INFORMATION SUPPLIED |
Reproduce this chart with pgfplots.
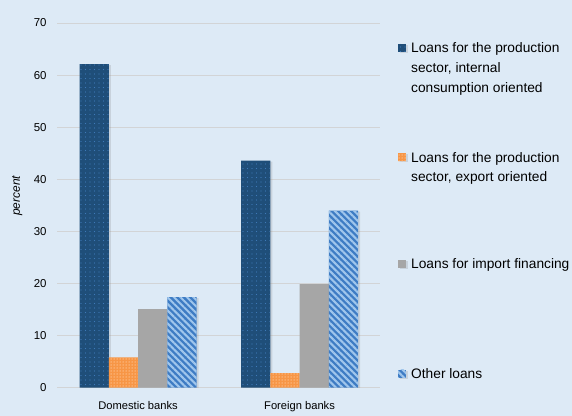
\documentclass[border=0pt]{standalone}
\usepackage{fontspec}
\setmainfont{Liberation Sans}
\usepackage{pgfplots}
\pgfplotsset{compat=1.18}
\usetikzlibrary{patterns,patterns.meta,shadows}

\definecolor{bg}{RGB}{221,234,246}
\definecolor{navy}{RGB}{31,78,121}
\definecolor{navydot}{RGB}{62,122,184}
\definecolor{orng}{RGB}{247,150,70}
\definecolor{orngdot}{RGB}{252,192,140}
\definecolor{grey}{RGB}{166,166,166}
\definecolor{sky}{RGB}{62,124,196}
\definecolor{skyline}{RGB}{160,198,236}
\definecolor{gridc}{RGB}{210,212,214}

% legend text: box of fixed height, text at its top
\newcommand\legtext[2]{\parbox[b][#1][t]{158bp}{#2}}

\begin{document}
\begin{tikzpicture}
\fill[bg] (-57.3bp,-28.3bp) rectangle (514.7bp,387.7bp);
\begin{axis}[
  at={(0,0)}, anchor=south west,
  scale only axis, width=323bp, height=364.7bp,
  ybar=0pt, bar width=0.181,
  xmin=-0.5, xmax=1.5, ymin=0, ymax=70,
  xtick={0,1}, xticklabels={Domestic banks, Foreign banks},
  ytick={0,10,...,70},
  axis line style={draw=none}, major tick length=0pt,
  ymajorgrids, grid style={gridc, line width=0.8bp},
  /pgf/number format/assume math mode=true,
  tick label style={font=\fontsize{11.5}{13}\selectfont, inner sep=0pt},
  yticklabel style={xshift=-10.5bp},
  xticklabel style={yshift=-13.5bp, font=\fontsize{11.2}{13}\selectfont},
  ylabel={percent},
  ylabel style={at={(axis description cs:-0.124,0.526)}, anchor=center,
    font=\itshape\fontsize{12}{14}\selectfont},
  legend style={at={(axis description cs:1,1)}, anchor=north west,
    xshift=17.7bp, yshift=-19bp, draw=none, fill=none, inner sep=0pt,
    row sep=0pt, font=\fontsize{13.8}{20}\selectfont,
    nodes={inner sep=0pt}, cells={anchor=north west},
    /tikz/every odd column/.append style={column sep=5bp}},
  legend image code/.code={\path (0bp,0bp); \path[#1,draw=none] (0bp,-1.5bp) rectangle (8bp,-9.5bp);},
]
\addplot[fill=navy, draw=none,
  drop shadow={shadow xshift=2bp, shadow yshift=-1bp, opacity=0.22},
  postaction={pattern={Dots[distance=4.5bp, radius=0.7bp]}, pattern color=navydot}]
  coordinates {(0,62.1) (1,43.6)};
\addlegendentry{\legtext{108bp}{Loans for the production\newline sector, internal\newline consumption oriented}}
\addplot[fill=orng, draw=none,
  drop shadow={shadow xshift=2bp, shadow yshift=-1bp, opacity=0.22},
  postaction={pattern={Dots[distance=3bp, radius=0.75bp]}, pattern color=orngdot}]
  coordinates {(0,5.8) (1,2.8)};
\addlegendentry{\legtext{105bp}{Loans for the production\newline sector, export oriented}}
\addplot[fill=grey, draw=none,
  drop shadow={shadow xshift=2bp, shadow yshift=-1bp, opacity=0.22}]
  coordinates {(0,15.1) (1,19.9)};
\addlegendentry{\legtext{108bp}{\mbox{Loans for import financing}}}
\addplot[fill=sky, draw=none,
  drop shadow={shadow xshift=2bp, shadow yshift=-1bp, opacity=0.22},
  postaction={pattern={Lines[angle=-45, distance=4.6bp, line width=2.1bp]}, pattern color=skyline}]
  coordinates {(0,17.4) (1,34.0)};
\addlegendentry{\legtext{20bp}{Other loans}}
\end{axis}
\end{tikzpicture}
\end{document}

WRITTEN EXERCISE | Without the pictures, retype the whole of the material above exactly.

ANSWER TO THIS EXERCISE |
Reproduce this chart with pgfplots.
\documentclass[border=0pt]{standalone}
\usepackage{fontspec}
\setmainfont{Liberation Sans}
\usepackage{pgfplots}
\pgfplotsset{compat=1.18}
\usetikzlibrary{patterns,patterns.meta,shadows}

\definecolor{bg}{RGB}{221,234,246}
\definecolor{navy}{RGB}{31,78,121}
\definecolor{navydot}{RGB}{62,122,184}
\definecolor{orng}{RGB}{247,150,70}
\definecolor{orngdot}{RGB}{252,192,140}
\definecolor{grey}{RGB}{166,166,166}
\definecolor{sky}{RGB}{62,124,196}
\definecolor{skyline}{RGB}{160,198,236}
\definecolor{gridc}{RGB}{210,212,214}

% legend text: box of fixed height, text at its top
\newcommand\legtext[2]{\parbox[b][#1][t]{158bp}{#2}}

\begin{document}
\begin{tikzpicture}
\fill[bg] (-57.3bp,-28.3bp) rectangle (514.7bp,387.7bp);
\begin{axis}[
  at={(0,0)}, anchor=south west,
  scale only axis, width=323bp, height=364.7bp,
  ybar=0pt, bar width=0.181,
  xmin=-0.5, xmax=1.5, ymin=0, ymax=70,
  xtick={0,1}, xticklabels={Domestic banks, Foreign banks},
  ytick={0,10,...,70},
  axis line style={draw=none}, major tick length=0pt,
  ymajorgrids, grid style={gridc, line width=0.8bp},
  /pgf/number format/assume math mode=true,
  tick label style={font=\fontsize{11.5}{13}\selectfont, inner sep=0pt},
  yticklabel style={xshift=-10.5bp},
  xticklabel style={yshift=-13.5bp, font=\fontsize{11.2}{13}\selectfont},
  ylabel={percent},
  ylabel style={at={(axis description cs:-0.124,0.526)}, anchor=center,
    font=\itshape\fontsize{12}{14}\selectfont},
  legend style={at={(axis description cs:1,1)}, anchor=north west,
    xshift=17.7bp, yshift=-19bp, draw=none, fill=none, inner sep=0pt,
    row sep=0pt, font=\fontsize{13.8}{20}\selectfont,
    nodes={inner sep=0pt}, cells={anchor=north west},
    /tikz/every odd column/.append style={column sep=5bp}},
  legend image code/.code={\path (0bp,0bp); \path[#1,draw=none] (0bp,-1.5bp) rectangle (8bp,-9.5bp);},
]
\addplot[fill=navy, draw=none,
  drop shadow={shadow xshift=2bp, shadow yshift=-1bp, opacity=0.22},
  postaction={pattern={Dots[distance=4.5bp, radius=0.7bp]}, pattern color=navydot}]
  coordinates {(0,62.1) (1,43.6)};
\addlegendentry{\legtext{108bp}{Loans for the production\newline sector, internal\newline consumption oriented}}
\addplot[fill=orng, draw=none,
  drop shadow={shadow xshift=2bp, shadow yshift=-1bp, opacity=0.22},
  postaction={pattern={Dots[distance=3bp, radius=0.75bp]}, pattern color=orngdot}]
  coordinates {(0,5.8) (1,2.8)};
\addlegendentry{\legtext{105bp}{Loans for the production\newline sector, export oriented}}
\addplot[fill=grey, draw=none,
  drop shadow={shadow xshift=2bp, shadow yshift=-1bp, opacity=0.22}]
  coordinates {(0,15.1) (1,19.9)};
\addlegendentry{\legtext{108bp}{\mbox{Loans for import financing}}}
\addplot[fill=sky, draw=none,
  drop shadow={shadow xshift=2bp, shadow yshift=-1bp, opacity=0.22},
  postaction={pattern={Lines[angle=-45, distance=4.6bp, line width=2.1bp]}, pattern color=skyline}]
  coordinates {(0,17.4) (1,34.0)};
\addlegendentry{\legtext{20bp}{Other loans}}
\end{axis}
\end{tikzpicture}
\end{document}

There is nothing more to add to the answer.